## start

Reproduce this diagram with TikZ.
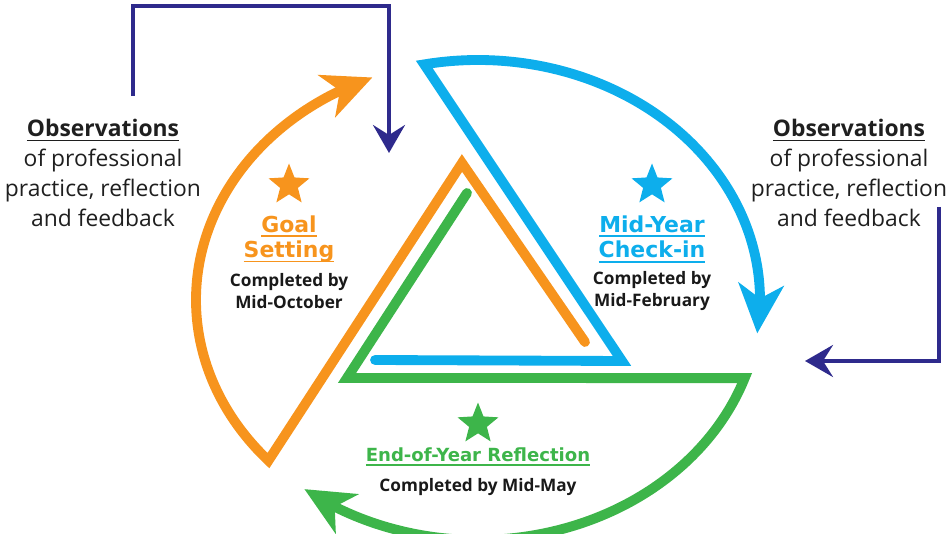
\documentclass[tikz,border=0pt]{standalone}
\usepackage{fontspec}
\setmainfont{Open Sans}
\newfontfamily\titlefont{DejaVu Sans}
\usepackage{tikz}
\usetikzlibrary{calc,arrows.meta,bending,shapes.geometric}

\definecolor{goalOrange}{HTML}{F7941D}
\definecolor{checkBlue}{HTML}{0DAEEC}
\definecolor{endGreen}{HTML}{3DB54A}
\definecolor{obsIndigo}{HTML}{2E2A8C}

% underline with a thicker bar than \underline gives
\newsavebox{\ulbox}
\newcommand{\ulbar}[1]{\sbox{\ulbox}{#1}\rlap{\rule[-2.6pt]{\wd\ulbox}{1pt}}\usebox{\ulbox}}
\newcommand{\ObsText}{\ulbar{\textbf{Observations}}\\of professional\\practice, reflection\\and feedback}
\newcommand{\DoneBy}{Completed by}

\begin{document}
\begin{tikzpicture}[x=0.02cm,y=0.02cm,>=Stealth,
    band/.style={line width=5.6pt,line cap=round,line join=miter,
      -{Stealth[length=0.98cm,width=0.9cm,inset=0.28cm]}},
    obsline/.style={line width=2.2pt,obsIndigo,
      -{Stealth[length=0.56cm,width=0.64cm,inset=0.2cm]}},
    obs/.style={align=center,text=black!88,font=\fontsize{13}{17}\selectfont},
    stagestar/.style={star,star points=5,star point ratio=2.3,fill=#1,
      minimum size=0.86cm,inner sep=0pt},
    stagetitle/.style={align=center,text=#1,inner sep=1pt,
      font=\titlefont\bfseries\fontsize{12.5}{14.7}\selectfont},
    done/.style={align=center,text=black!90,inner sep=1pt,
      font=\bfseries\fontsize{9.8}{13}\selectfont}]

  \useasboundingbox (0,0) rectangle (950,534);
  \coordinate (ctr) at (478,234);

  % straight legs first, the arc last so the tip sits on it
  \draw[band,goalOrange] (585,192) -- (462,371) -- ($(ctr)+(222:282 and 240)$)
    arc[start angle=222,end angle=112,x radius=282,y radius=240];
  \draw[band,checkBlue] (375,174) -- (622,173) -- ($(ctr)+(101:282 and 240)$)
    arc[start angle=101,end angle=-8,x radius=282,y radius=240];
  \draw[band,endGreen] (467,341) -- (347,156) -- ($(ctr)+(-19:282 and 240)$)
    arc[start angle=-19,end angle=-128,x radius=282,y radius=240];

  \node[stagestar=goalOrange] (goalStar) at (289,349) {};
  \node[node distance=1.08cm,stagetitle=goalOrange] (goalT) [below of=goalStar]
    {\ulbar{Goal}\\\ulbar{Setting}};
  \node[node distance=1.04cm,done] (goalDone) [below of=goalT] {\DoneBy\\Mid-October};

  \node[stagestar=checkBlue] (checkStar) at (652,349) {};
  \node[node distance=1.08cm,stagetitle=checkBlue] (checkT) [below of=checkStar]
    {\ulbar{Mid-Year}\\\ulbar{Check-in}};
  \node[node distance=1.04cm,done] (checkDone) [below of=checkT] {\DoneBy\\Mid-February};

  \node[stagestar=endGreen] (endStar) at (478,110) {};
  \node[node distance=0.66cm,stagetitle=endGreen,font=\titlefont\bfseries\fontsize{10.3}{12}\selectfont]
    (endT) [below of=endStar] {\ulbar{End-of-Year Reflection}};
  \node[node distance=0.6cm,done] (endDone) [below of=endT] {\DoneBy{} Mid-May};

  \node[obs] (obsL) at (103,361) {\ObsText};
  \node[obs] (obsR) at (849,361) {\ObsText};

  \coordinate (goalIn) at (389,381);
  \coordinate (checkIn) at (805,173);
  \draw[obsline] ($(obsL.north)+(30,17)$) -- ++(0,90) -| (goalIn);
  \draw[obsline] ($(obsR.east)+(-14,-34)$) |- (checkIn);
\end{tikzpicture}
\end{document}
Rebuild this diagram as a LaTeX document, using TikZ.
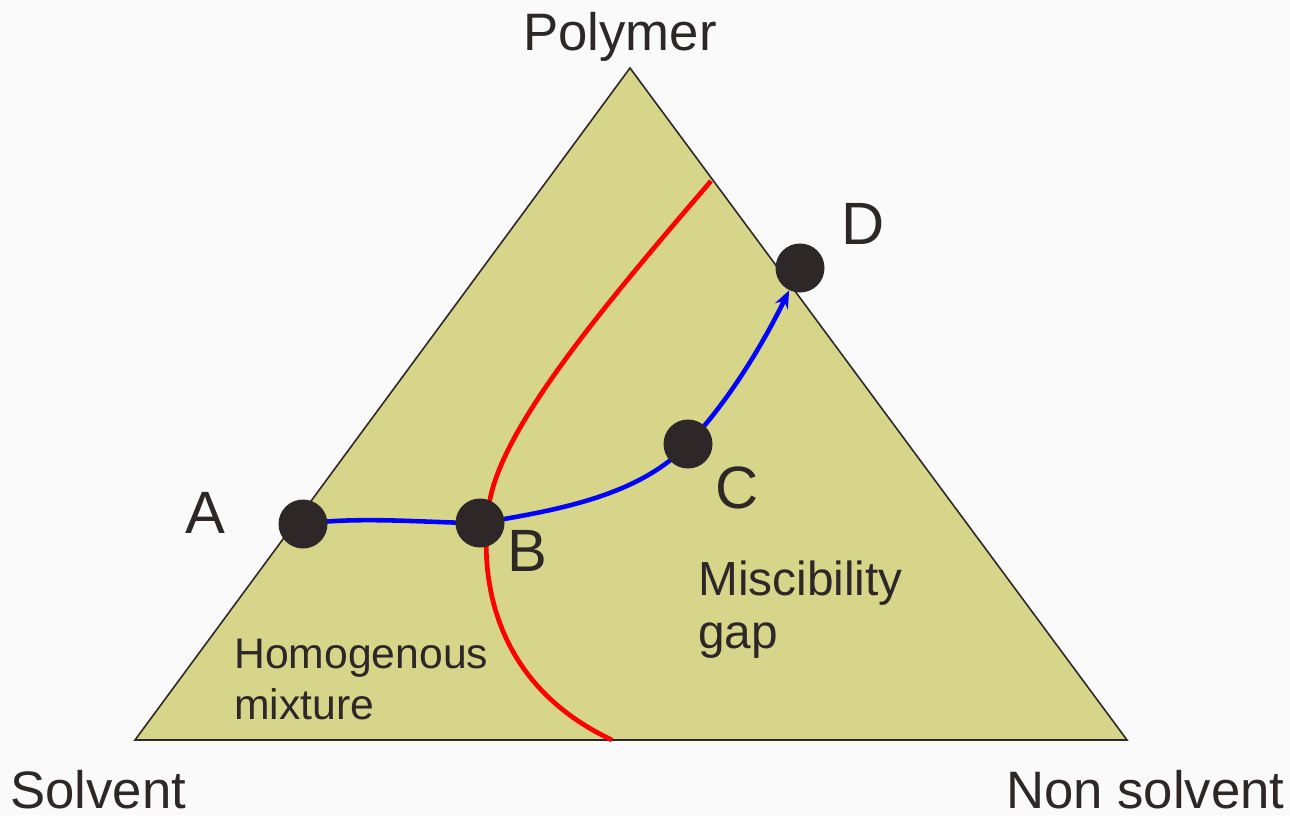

## end

Exercise details
Skip the pictures. Restate exactly the lines from the start of the entries through the line containing "arc[start angle=-19,end angle=-128,x", both ends included.

Answer for this exercise
Reproduce this diagram with TikZ.
\documentclass[tikz,border=0pt]{standalone}
\usepackage{fontspec}
\setmainfont{Open Sans}
\newfontfamily\titlefont{DejaVu Sans}
\usepackage{tikz}
\usetikzlibrary{calc,arrows.meta,bending,shapes.geometric}

\definecolor{goalOrange}{HTML}{F7941D}
\definecolor{checkBlue}{HTML}{0DAEEC}
\definecolor{endGreen}{HTML}{3DB54A}
\definecolor{obsIndigo}{HTML}{2E2A8C}

% underline with a thicker bar than \underline gives
\newsavebox{\ulbox}
\newcommand{\ulbar}[1]{\sbox{\ulbox}{#1}\rlap{\rule[-2.6pt]{\wd\ulbox}{1pt}}\usebox{\ulbox}}
\newcommand{\ObsText}{\ulbar{\textbf{Observations}}\\of professional\\practice, reflection\\and feedback}
\newcommand{\DoneBy}{Completed by}

\begin{document}
\begin{tikzpicture}[x=0.02cm,y=0.02cm,>=Stealth,
    band/.style={line width=5.6pt,line cap=round,line join=miter,
      -{Stealth[length=0.98cm,width=0.9cm,inset=0.28cm]}},
    obsline/.style={line width=2.2pt,obsIndigo,
      -{Stealth[length=0.56cm,width=0.64cm,inset=0.2cm]}},
    obs/.style={align=center,text=black!88,font=\fontsize{13}{17}\selectfont},
    stagestar/.style={star,star points=5,star point ratio=2.3,fill=#1,
      minimum size=0.86cm,inner sep=0pt},
    stagetitle/.style={align=center,text=#1,inner sep=1pt,
      font=\titlefont\bfseries\fontsize{12.5}{14.7}\selectfont},
    done/.style={align=center,text=black!90,inner sep=1pt,
      font=\bfseries\fontsize{9.8}{13}\selectfont}]

  \useasboundingbox (0,0) rectangle (950,534);
  \coordinate (ctr) at (478,234);

  % straight legs first, the arc last so the tip sits on it
  \draw[band,goalOrange] (585,192) -- (462,371) -- ($(ctr)+(222:282 and 240)$)
    arc[start angle=222,end angle=112,x radius=282,y radius=240];
  \draw[band,checkBlue] (375,174) -- (622,173) -- ($(ctr)+(101:282 and 240)$)
    arc[start angle=101,end angle=-8,x radius=282,y radius=240];
  \draw[band,endGreen] (467,341) -- (347,156) -- ($(ctr)+(-19:282 and 240)$)
    arc[start angle=-19,end angle=-128,x radius=282,y radius=240];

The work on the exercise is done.